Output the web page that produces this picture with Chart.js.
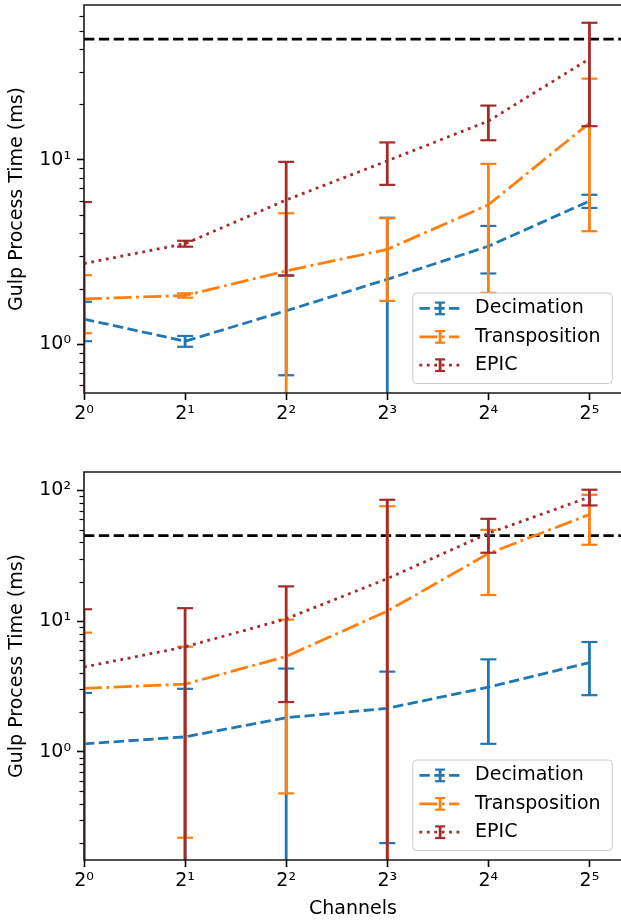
<!DOCTYPE html>
<html>
<head>
<meta charset="utf-8">
<script src="https://cdn.jsdelivr.net/npm/chart.js@4.4.0/dist/chart.umd.min.js"></script>
<style>
  html, body { margin: 0; padding: 0; background: #fff; overflow: hidden; width: 621px; height: 924px; }
  #figure { position: relative; width: 621px; height: 924px; overflow: hidden; }
  canvas { position: absolute; left: 0; }
  #panelA { top: 0; }
  #panelB { top: 440px; }
</style>
</head>
<body>
<div id="figure">
<canvas id="panelA" width="640" height="440"></canvas>
<canvas id="panelB" width="640" height="484"></canvas>
</div>
<script>
// ---- data -------------------------------------------------------------
const channels = [1, 2, 4, 8, 16, 32];
const xTickLabels = ['2⁰', '2¹', '2²', '2³', '2⁴', '2⁵'];
const yTickLabels = ['10⁰', '10¹', '10²'];
const seriesNames = ['Decimation', 'Transposition', 'EPIC'];
const thresholdMs = 45;

// upper panel: mean process time and error (ms)
const decimationA      = [1.37, 1.04, 1.52, 2.25, 3.40, 5.97];
const decimationErrA   = [0.33, 0.07, 0.84, 2.60, 0.98, 0.49];
const transpositionA   = [1.76, 1.84, 2.50, 3.27, 5.70, 15.8];
const transpositionErrA= [0.61, 0.05, 2.63, 1.55, 3.80, 11.7];
const epicA            = [2.74, 3.51, 6.05, 9.86, 16.2, 35.2];
const epicErrA         = [3.16, 0.13, 3.69, 2.55, 3.45, 20.0];

// lower panel: mean process time and error (ms)
const decimationB      = [1.15, 1.30, 1.82, 2.15, 3.12, 4.81];
const decimationErrB   = [1.67, 1.73, 2.51, 1.95, 1.97, 2.10];
const transpositionB   = [3.05, 3.29, 5.36, 11.9, 32.8, 65.3];
const transpositionErrB= [5.10, 3.07, 4.88, 63.6, 17.0, 27.0];
const epicB            = [4.45, 6.34, 10.4, 21.1, 46.9, 88.8];
const epicErrB         = [7.85, 6.20, 8.00, 63.5, 13.6, 12.2];

// axis limits
const xMax = 40;
const yRangeA = [0.545, 68.9];
const yRangeB = [0.1486, 138];

// ---- styling ----------------------------------------------------------
const LW = 2.8;
const colors = ['#1f77b4', '#ff7f0e', '#a52a2a'];
const dashes = [
  [3.7 * LW, 1.6 * LW],
  [6.4 * LW, 1.6 * LW, 1 * LW, 1.6 * LW],
  [1 * LW, 1.65 * LW]
];

Chart.defaults.font.family = "'DejaVu Sans', sans-serif";
Chart.defaults.font.size = 19;
Chart.defaults.color = '#000';

// error bars, drawn right after each series' line
const errorBars = {
  id: 'errorBars',
  afterDatasetDraw(chart, args) {
    const ds = chart.data.datasets[args.index];
    if (!ds.errors) return;
    const xs = chart.scales.x, ys = chart.scales.y, ca = chart.chartArea, ctx = chart.ctx;
    ctx.save();
    ctx.beginPath();
    ctx.rect(ca.left, ca.top, ca.right - ca.left, ca.bottom - ca.top);
    ctx.clip();
    ctx.strokeStyle = ds.borderColor;
    ctx.setLineDash([]);
    ctx.lineCap = 'butt';
    ds.data.forEach((p, i) => {
      const e = ds.errors[i];
      const px = xs.getPixelForValue(p.x);
      const hi = p.y + e, lo = p.y - e;
      const yHi = ys.getPixelForValue(hi);
      const yLo = lo > 0 ? ys.getPixelForValue(lo) : ca.bottom + 20;
      ctx.lineWidth = LW;
      ctx.beginPath(); ctx.moveTo(px, yHi); ctx.lineTo(px, yLo); ctx.stroke();
      ctx.lineWidth = 2.2;
      ctx.beginPath(); ctx.moveTo(px - 8, yHi); ctx.lineTo(px + 8, yHi); ctx.stroke();
      if (lo > 0) { ctx.beginPath(); ctx.moveTo(px - 8, yLo); ctx.lineTo(px + 8, yLo); ctx.stroke(); }
    });
    ctx.restore();
  }
};

// axes spines (left, top, bottom) and minor log ticks on the y axis
const frame = {
  id: 'frame',
  afterDatasetsDraw(chart) {
    const ca = chart.chartArea, ys = chart.scales.y, ctx = chart.ctx;
    ctx.save();
    ctx.strokeStyle = '#000';
    ctx.lineWidth = 1.2;
    for (let k = -2; k <= 2; k++) {
      for (let d = 2; d <= 9; d++) {
        const v = d * Math.pow(10, k);
        if (v < ys.min || v > ys.max) continue;
        const py = Math.round(ys.getPixelForValue(v)) + 0.5;
        ctx.beginPath(); ctx.moveTo(ca.left - 4.5, py); ctx.lineTo(ca.left, py); ctx.stroke();
      }
    }
    ctx.lineWidth = 1.6;
    ctx.strokeStyle = '#1a1a1a';
    ctx.beginPath();
    ctx.moveTo(ca.right + 2, ca.top);
    ctx.lineTo(ca.left, ca.top);
    ctx.lineTo(ca.left, ca.bottom);
    ctx.lineTo(ca.right + 2, ca.bottom);
    ctx.stroke();
    ctx.restore();
  }
};

// boxed legend in the lower right corner of the plot area
const cornerLegend = {
  id: 'cornerLegend',
  afterDraw(chart) {
    const ca = chart.chartArea, ctx = chart.ctx;
    const w = 199.5, h = 90.5;
    const x0 = ca.right - 9.7 - w, y0 = ca.bottom - 9.5 - h;
    ctx.save();
    ctx.beginPath();
    ctx.roundRect(x0, y0, w, h, 4);
    ctx.fillStyle = 'rgba(255,255,255,0.8)';
    ctx.fill();
    ctx.strokeStyle = '#cccccc';
    ctx.lineWidth = 1;
    ctx.stroke();
    const rows = [15.4, 43.9, 72.2];
    chart.data.datasets.filter(d => d.errors).forEach((ds, i) => {
      const cy = y0 + rows[i];
      ctx.strokeStyle = ds.borderColor;
      ctx.lineWidth = LW;
      ctx.lineCap = 'butt';
      ctx.setLineDash(ds.borderDash);
      ctx.beginPath(); ctx.moveTo(x0 + 6.6, cy); ctx.lineTo(x0 + 46.6, cy); ctx.stroke();
      ctx.setLineDash([]);
      const gx = x0 + 27.3;
      ctx.beginPath(); ctx.moveTo(gx, cy - 5.8); ctx.lineTo(gx, cy + 5.8); ctx.stroke();
      ctx.lineWidth = 2.2;
      ctx.beginPath(); ctx.moveTo(gx - 5, cy - 5.8); ctx.lineTo(gx + 5, cy - 5.8); ctx.stroke();
      ctx.beginPath(); ctx.moveTo(gx - 5, cy + 5.8); ctx.lineTo(gx + 5, cy + 5.8); ctx.stroke();
      ctx.fillStyle = '#000';
      ctx.font = "19px 'DejaVu Sans', sans-serif";
      ctx.textBaseline = 'middle';
      ctx.textAlign = 'left';
      ctx.fillText(ds.label, x0 + 62.3, cy);
    });
    ctx.restore();
  }
};

function series(values, errs, idx) {
  return {
    label: seriesNames[idx],
    data: channels.map((c, i) => ({ x: c, y: values[i] })),
    errors: errs,
    borderColor: colors[idx],
    borderWidth: LW,
    borderDash: dashes[idx],
    borderCapStyle: 'butt',
    pointRadius: 0,
    fill: false,
    tension: 0,
    order: 3 - idx
  };
}

function tickGrid() {
  return { drawOnChartArea: false, drawTicks: true, tickLength: 7, tickWidth: 1.6, tickColor: '#000' };
}

function noEdgePadding(s) {
  s.paddingTop = 0; s.paddingBottom = 0; s.paddingLeft = 0; s.paddingRight = 0;
}

function makePanel(id, sets, yRange, padTop, xAxisHeight, showXTitle) {
  const thresholdSet = {
    label: 'threshold',
    data: [{ x: 1, y: thresholdMs }, { x: xMax, y: thresholdMs }],
    borderColor: '#000',
    borderWidth: LW,
    borderDash: [3.7 * LW, 1.6 * LW],
    borderCapStyle: 'butt',
    pointRadius: 0,
    fill: false,
    order: 10
  };
  return new Chart(document.getElementById(id), {
    type: 'line',
    data: { datasets: [...sets, thresholdSet] },
    plugins: [errorBars, frame, cornerLegend],
    options: {
      responsive: false,
      animation: false,
      devicePixelRatio: 1,
      layout: { padding: { left: 0, right: 18, top: padTop, bottom: 0 } },
      plugins: { legend: { display: false }, tooltip: { enabled: false } },
      scales: {
        x: {
          type: 'logarithmic',
          min: 1,
          max: xMax,
          afterBuildTicks: s => { s.ticks = channels.map(v => ({ value: v })); },
          afterFit: s => { s.height = xAxisHeight; noEdgePadding(s); },
          ticks: {
            callback: v => xTickLabels[Math.round(Math.log2(v))],
            padding: 3, maxRotation: 0, autoSkip: false
          },
          grid: tickGrid(),
          border: { display: false },
          title: { display: showXTitle, text: 'Channels', padding: { top: 0, bottom: 4 } }
        },
        y: {
          type: 'logarithmic',
          min: yRange[0],
          max: yRange[1],
          afterBuildTicks: s => {
            s.ticks = [1, 10, 100].filter(v => v >= yRange[0] && v <= yRange[1]).map(v => ({ value: v }));
          },
          afterFit: s => { s.width = 84; noEdgePadding(s); },
          ticks: {
            callback: v => yTickLabels[Math.round(Math.log10(v))],
            padding: 6, autoSkip: false
          },
          grid: tickGrid(),
          border: { display: false },
          title: { display: true, text: 'Gulp Process Time (ms)', padding: { top: 6, bottom: 0 } }
        }
      }
    }
  });
}

makePanel('panelA', [
  series(decimationA, decimationErrA, 0),
  series(transpositionA, transpositionErrA, 1),
  series(epicA, epicErrA, 2)
], yRangeA, 5, 47, false);

makePanel('panelB', [
  series(decimationB, decimationErrB, 0),
  series(transpositionB, transpositionErrB, 1),
  series(epicB, epicErrB, 2)
], yRangeB, 32, 64, true);
</script>
</body>
</html>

=== STATED TASK ===
Reproduce the data above word for word from its first line through the line that holds "const thresholdMs = 45;", both ends included; skip pictures.

=== TASK ANSWER ===
Output the web page that produces this picture with Chart.js.
<!DOCTYPE html>
<html>
<head>
<meta charset="utf-8">
<script src="https://cdn.jsdelivr.net/npm/chart.js@4.4.0/dist/chart.umd.min.js"></script>
<style>
  html, body { margin: 0; padding: 0; background: #fff; overflow: hidden; width: 621px; height: 924px; }
  #figure { position: relative; width: 621px; height: 924px; overflow: hidden; }
  canvas { position: absolute; left: 0; }
  #panelA { top: 0; }
  #panelB { top: 440px; }
</style>
</head>
<body>
<div id="figure">
<canvas id="panelA" width="640" height="440"></canvas>
<canvas id="panelB" width="640" height="484"></canvas>
</div>
<script>
// ---- data -------------------------------------------------------------
const channels = [1, 2, 4, 8, 16, 32];
const xTickLabels = ['2⁰', '2¹', '2²', '2³', '2⁴', '2⁵'];
const yTickLabels = ['10⁰', '10¹', '10²'];
const seriesNames = ['Decimation', 'Transposition', 'EPIC'];
const thresholdMs = 45;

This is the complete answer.